На основании всех этих мифических «преступлений» 14 января 1850 года суд первой инстанции приговорил Бакунина и двух его товарищей, Гейбнера и Реккеля, к смертной казни.
«Итак, Вы уже знаете, что я приговорен к смерти, — сообщал Бакунин Матильде Рейхель. — Теперь я должен сказать Вам в утешение, что меня уверили, будто приговор будет смягчен, т. е. заменен пожизненным заключением в крепости. Я говорю „Вам в утешение“ потому, что для меня — это не утешение. Смерть была бы мне куда милее. Право, без фраз, положа руку на сердце, я в тысячу раз предпочитаю смерть. Каково всю жизнь… сидеть в одиночестве, в бездействии, никому не нужным в крепости за решеткой, просыпаясь каждый день с сознанием, что ты заживо погребен и что впереди еще бесконечный ряд таких безотрадных дней!» (т. IV, стр. 21). Да, действительно, перспектива была бесконечно мрачной, и тем не менее Бакунин, так же как и его товарищи но процессу, обжаловал приговор.
Адвокат Бакунина — Франц Отто, очень хорошо относившийся к своему подзащитному и много помогавший ему, получил три недели срока на составление новой защиты. Кроме того, по саксонским законам, подсудимый имел право и на собственную защиту. Бакунин и Гейбнер решили использовать это право в интересах политического освещения процесса. Гейбнер успел составить свою «самозащиту», Бакунин же, принявшийся за дело слишком обстоятельно и вместе с тем не спеша, опоздал.

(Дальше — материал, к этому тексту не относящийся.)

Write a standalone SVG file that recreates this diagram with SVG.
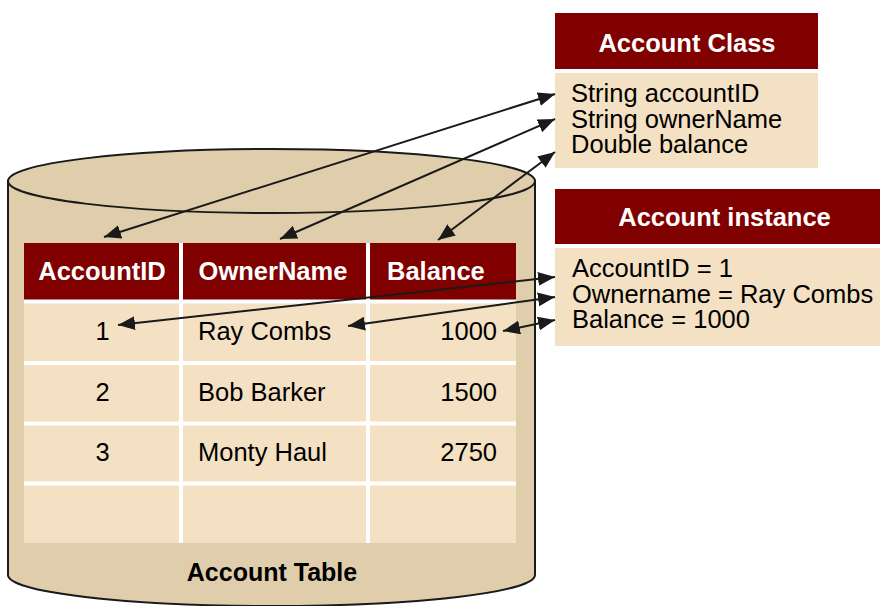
<svg xmlns="http://www.w3.org/2000/svg" width="880" height="606" viewBox="0 0 880 606">
<style>
.cyl{fill:#e0cdab;stroke:#1a1a1a;stroke-width:2}
.hdr{fill:#800000}
.cell{fill:#f4e0c2}
.sep{stroke:#ffffff;stroke-width:4}
.t{font-family:"Liberation Sans",Arial,sans-serif;font-size:25.5px;fill:#000}
.hb{font-family:"Liberation Sans",Arial,sans-serif;font-size:25.5px;font-weight:bold;fill:#ffffff}
.tb{font-family:"Liberation Sans",Arial,sans-serif;font-size:25px;font-weight:bold;fill:#000}
.conn line{stroke:#1a1a1a;stroke-width:2;marker-start:url(#ah);marker-end:url(#ah)}
</style>
<defs>
<marker id="ah" markerUnits="userSpaceOnUse" markerWidth="18" markerHeight="14" refX="17" refY="7" orient="auto-start-reverse">
<path d="M0,0 L17,7 L0,14 z" fill="#1a1a1a"/>
</marker>
</defs>
<rect width="880" height="606" fill="#ffffff"/>

<g id="account-table">
<path class="cyl" d="M8,181 L8,575 A263.5,31 0 0 0 535,575 L535,181 Z"/>
<ellipse class="cyl" cx="271.5" cy="181" rx="263.5" ry="32"/>
<rect class="cell" x="24" y="243" width="492" height="300"/>
<rect class="hdr" x="24" y="243" width="492" height="57"/>
<line class="sep" x1="24" y1="301.5" x2="516" y2="301.5"/>
<line class="sep" x1="24" y1="363" x2="516" y2="363"/>
<line class="sep" x1="24" y1="423.5" x2="516" y2="423.5"/>
<line class="sep" x1="24" y1="483.5" x2="516" y2="483.5"/>
<line class="sep" x1="181" y1="243" x2="181" y2="543"/>
<line class="sep" x1="368" y1="243" x2="368" y2="543"/>
<text class="hb" x="102" y="280" text-anchor="middle">AccountID</text>
<text class="hb" x="273" y="280" text-anchor="middle">OwnerName</text>
<text class="hb" x="387" y="280">Balance</text>
<text class="t" x="102.5" y="340" text-anchor="middle">1</text>
<text class="t" x="198" y="340">Ray Combs</text>
<text class="t" x="497" y="340" text-anchor="end">1000</text>
<text class="t" x="102.5" y="401" text-anchor="middle">2</text>
<text class="t" x="198" y="401">Bob Barker</text>
<text class="t" x="497" y="401" text-anchor="end">1500</text>
<text class="t" x="102.5" y="461" text-anchor="middle">3</text>
<text class="t" x="198" y="461">Monty Haul</text>
<text class="t" x="497" y="461" text-anchor="end">2750</text>
<text class="tb" x="272" y="581" text-anchor="middle">Account Table</text>
</g>

<g id="account-class">
<rect class="hdr" x="555" y="13" width="263" height="56"/>
<rect class="cell" x="555" y="73" width="263" height="95"/>
<text class="hb" x="687" y="52" text-anchor="middle">Account Class</text>
<text class="t" x="571" y="102">String accountID</text>
<text class="t" x="571" y="128">String ownerName</text>
<text class="t" x="571" y="153">Double balance</text>
</g>

<g id="account-instance">
<rect class="hdr" x="555" y="189" width="330" height="55"/>
<rect class="cell" x="555" y="248" width="330" height="98"/>
<text class="hb" x="724.5" y="226" text-anchor="middle">Account instance</text>
<text class="t" x="572" y="277">AccountID = 1</text>
<text class="t" x="572" y="303">Ownername = Ray Combs</text>
<text class="t" x="572" y="328">Balance = 1000</text>
</g>

<g id="connectors" class="conn">
<line x1="555" y1="94" x2="104" y2="237"/>
<line x1="555" y1="119" x2="280" y2="239"/>
<line x1="555" y1="152" x2="438" y2="240"/>
<line x1="555" y1="277" x2="118" y2="325"/>
<line x1="555" y1="297" x2="348" y2="326"/>
<line x1="555" y1="320" x2="503" y2="331"/>
</g>
</svg>
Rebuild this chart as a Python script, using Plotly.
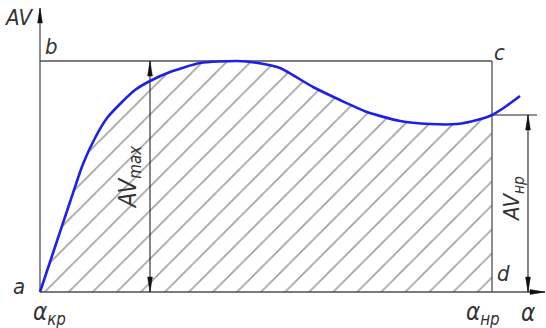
import plotly.graph_objects as go

# ---- data (alpha units along the horizontal axis, AV units vertically) ----
alpha_curve = [0, 15, 30, 43, 55, 67, 82, 95, 110, 130, 160, 197, 218,
               240, 273, 300, 327, 360, 390, 417, 437, 452, 465, 480]
av_curve = [0, 45, 90, 128, 154, 174, 190, 202, 211, 220, 229, 231, 229,
            224, 205, 192, 180, 171, 168, 168, 172, 177, 185, 196]

alpha_kr = 0        # α_кр
alpha_np = 452      # α_нр
av_max = 231        # AV_max
av_np = 177         # AV_нр
alpha_dim_max = 110  # position of AV_max dimension line
alpha_dim_np = 488   # position of AV_нр dimension line
axis_top = 284
axis_right = 505
ext_end = 497

LINE = "#505050"
TXT = "#333333"
FONT = "Liberation Sans Narrow, DejaVu Sans Condensed, Liberation Sans, sans-serif"

fig = go.Figure()

# hatched area under the curve between α_кр and α_нр
n_fill = alpha_curve.index(alpha_np) + 1
fig.add_trace(go.Scatter(
    x=alpha_curve[:n_fill], y=av_curve[:n_fill], mode="lines",
    line=dict(width=0, shape="spline", smoothing=0.6),
    fill="tozeroy", fillcolor="rgba(0,0,0,0)",
    fillpattern=dict(shape="/", fgcolor="#333333", bgcolor="rgba(0,0,0,0)",
                     size=17, solidity=0.09),
    hoverinfo="skip", showlegend=False))


def seg(x, y, w=1.3, color=LINE):
    fig.add_trace(go.Scatter(x=x, y=y, mode="lines",
                             line=dict(color=color, width=w),
                             hoverinfo="skip", showlegend=False))


# axes
seg([alpha_kr, alpha_kr], [0, axis_top])
seg([alpha_kr, axis_right], [0, 0])
# rectangle b-c-d
seg([alpha_kr, alpha_np], [av_max, av_max])
seg([alpha_np, alpha_np], [0, av_max])
# extension line for AV_нр
seg([alpha_np, ext_end], [av_np, av_np], w=1.1, color="#222222")
# dimension lines
seg([alpha_dim_max, alpha_dim_max], [0, av_max], w=1.1, color="#222222")
seg([alpha_dim_np, alpha_dim_np], [0, av_np], w=1.1, color="#222222")


def head(tx, ty, dx, dy, L=15, hw=2.4):
    nx, ny = -dy, dx
    bx, by = tx - L * dx, ty - L * dy
    fig.add_trace(go.Scatter(
        x=[tx, bx + hw * nx, bx - hw * nx, tx],
        y=[ty, by + hw * ny, by - hw * ny, ty],
        mode="lines", fill="toself", fillcolor="#111111",
        line=dict(color="#111111", width=0.5),
        hoverinfo="skip", showlegend=False))


head(alpha_kr, axis_top, 0, 1)
head(axis_right, 0, 1, 0)
head(alpha_dim_max, av_max, 0, 1)
head(alpha_dim_max, 0, 0, -1)
head(alpha_dim_np, av_np, 0, 1)
head(alpha_dim_np, 0, 0, -1)

# the curve
fig.add_trace(go.Scatter(
    x=alpha_curve, y=av_curve, mode="lines",
    line=dict(color="#1f1fe6", width=2.6, shape="spline", smoothing=0.6),
    hoverinfo="skip", showlegend=False))


def label(x, y, text, size=22, angle=0):
    fig.add_annotation(x=x, y=y, xref="x", yref="y", text=text,
                       showarrow=False, textangle=angle,
                       font=dict(family=FONT, size=size, color=TXT))


label(-22, 275, "<i>AV</i>")
label(11, 246, "<i>b</i>")
label(459, 240, "<i>c</i>")
label(-21, 6, "<i>a</i>")
label(463, 19, "<i>d</i>")
label(9, -21, "<i>α<sub>кр</sub></i>", size=24)
label(443, -21, "<i>α<sub>нр</sub></i>", size=24)
label(488, -21, "<i>α</i>", size=24)
label(89, 115, "<i>AV<sub>max</sub></i>", size=24, angle=-90)
label(473, 93, "<i>AV<sub>нр</sub></i>", size=22, angle=-90)

fig.update_layout(
    width=546, height=328, margin=dict(l=0, r=0, t=0, b=0),
    paper_bgcolor="white", plot_bgcolor="white",
    xaxis=dict(range=[-40, 506], visible=False, fixedrange=True),
    yaxis=dict(range=[-36, 292], visible=False, fixedrange=True),
    showlegend=False)

fig.write_html("out.html", config={"displayModeBar": False},
               post_script="document.body.style.margin='0';"
                           "document.body.style.overflow='hidden';")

«Защита» его, разросшись размером до четырех печатных листов, так и осталась незавершенной. Однако материал этот представляет собой большой интерес. Только изложив свои подлинные взгляды на положение дел в России и Европе, считает Бакунин, только выразив полностью свое политическое кредо, он сможет опровергнуть вздорное обвинение суда. С этой целью он излагает свои взгляды па положение дел в России, славянских странах, Австрии и Пруссии. В этой части «защита» перекликается с его анонимной брошюрой «Русские дела». Так же как и в брошюре, высказывание политических взглядов служит здесь двум целям: познакомить Европу с положением дел в стране, малоизвестной на Западе, обосновать свое участие в европейской революционной борьбе. Вяч. Полонский называет «защиту» первой «Исповедью» Бакунина. Отчасти он прав. И там и здесь автор исходит из одних посылок: мир столь плохо устроен, что разумный и честный человек не может не бороться против существующих общественных систем. Но в «Исповеди» много и других акцентов, обусловленных обстоятельствами ее написания. «Защита» же проще, яснее.